**Exercise task**. Nothing after the line with "p.ygrid.visible = False" belongs in the copy; extract the lines below from the top through that line, pictures left out.

**Raw data**.
■ ■ ■ ■
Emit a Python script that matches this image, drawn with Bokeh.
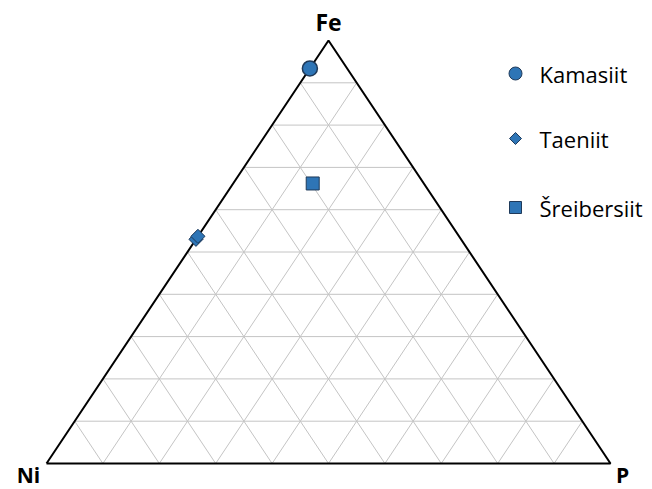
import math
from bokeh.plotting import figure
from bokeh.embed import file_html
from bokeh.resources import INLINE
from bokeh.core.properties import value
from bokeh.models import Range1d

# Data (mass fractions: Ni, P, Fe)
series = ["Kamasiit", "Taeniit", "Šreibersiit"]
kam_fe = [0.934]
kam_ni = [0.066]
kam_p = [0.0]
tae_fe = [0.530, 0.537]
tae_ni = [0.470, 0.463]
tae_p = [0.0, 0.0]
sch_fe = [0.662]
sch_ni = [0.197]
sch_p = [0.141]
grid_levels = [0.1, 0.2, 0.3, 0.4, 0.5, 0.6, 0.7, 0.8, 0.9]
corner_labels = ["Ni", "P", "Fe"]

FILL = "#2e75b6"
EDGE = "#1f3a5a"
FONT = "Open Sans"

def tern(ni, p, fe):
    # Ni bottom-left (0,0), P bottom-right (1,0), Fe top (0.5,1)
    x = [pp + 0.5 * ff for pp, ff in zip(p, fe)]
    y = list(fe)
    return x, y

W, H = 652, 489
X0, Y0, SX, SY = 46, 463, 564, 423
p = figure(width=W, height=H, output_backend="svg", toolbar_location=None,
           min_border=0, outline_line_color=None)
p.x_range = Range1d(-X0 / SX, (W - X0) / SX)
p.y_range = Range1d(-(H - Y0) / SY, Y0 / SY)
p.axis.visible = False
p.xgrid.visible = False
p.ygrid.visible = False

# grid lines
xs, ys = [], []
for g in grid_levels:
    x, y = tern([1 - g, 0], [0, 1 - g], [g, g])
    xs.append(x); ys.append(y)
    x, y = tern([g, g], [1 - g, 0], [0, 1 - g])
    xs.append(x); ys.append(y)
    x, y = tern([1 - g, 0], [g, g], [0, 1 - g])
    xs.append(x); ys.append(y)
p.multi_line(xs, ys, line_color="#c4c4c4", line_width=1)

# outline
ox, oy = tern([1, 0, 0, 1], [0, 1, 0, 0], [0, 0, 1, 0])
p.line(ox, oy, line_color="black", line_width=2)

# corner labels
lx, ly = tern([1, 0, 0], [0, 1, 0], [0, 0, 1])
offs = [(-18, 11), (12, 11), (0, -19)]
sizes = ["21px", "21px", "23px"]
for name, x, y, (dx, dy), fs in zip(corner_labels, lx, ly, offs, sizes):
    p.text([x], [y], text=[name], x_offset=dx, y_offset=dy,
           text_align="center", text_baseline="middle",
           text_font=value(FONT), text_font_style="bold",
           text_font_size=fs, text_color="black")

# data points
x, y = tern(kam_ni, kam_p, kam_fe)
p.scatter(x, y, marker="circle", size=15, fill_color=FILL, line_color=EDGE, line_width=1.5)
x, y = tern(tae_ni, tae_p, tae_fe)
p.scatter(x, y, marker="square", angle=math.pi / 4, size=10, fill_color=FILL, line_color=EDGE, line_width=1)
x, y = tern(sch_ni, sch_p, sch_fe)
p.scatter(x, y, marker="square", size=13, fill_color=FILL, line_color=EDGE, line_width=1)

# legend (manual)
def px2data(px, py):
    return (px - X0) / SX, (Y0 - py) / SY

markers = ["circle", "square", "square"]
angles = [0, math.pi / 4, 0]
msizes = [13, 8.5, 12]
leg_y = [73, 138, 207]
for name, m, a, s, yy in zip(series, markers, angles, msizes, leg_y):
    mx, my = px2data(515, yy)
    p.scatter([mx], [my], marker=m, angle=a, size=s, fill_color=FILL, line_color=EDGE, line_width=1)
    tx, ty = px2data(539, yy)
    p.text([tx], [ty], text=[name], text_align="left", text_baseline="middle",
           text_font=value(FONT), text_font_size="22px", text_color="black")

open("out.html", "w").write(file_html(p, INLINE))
■ ■ ■ ■
**Result for this task**.
Emit a Python script that matches this image, drawn with Bokeh.
import math
from bokeh.plotting import figure
from bokeh.embed import file_html
from bokeh.resources import INLINE
from bokeh.core.properties import value
from bokeh.models import Range1d

# Data (mass fractions: Ni, P, Fe)
series = ["Kamasiit", "Taeniit", "Šreibersiit"]
kam_fe = [0.934]
kam_ni = [0.066]
kam_p = [0.0]
tae_fe = [0.530, 0.537]
tae_ni = [0.470, 0.463]
tae_p = [0.0, 0.0]
sch_fe = [0.662]
sch_ni = [0.197]
sch_p = [0.141]
grid_levels = [0.1, 0.2, 0.3, 0.4, 0.5, 0.6, 0.7, 0.8, 0.9]
corner_labels = ["Ni", "P", "Fe"]

FILL = "#2e75b6"
EDGE = "#1f3a5a"
FONT = "Open Sans"

def tern(ni, p, fe):
    # Ni bottom-left (0,0), P bottom-right (1,0), Fe top (0.5,1)
    x = [pp + 0.5 * ff for pp, ff in zip(p, fe)]
    y = list(fe)
    return x, y

W, H = 652, 489
X0, Y0, SX, SY = 46, 463, 564, 423
p = figure(width=W, height=H, output_backend="svg", toolbar_location=None,
           min_border=0, outline_line_color=None)
p.x_range = Range1d(-X0 / SX, (W - X0) / SX)
p.y_range = Range1d(-(H - Y0) / SY, Y0 / SY)
p.axis.visible = False
p.xgrid.visible = False
p.ygrid.visible = False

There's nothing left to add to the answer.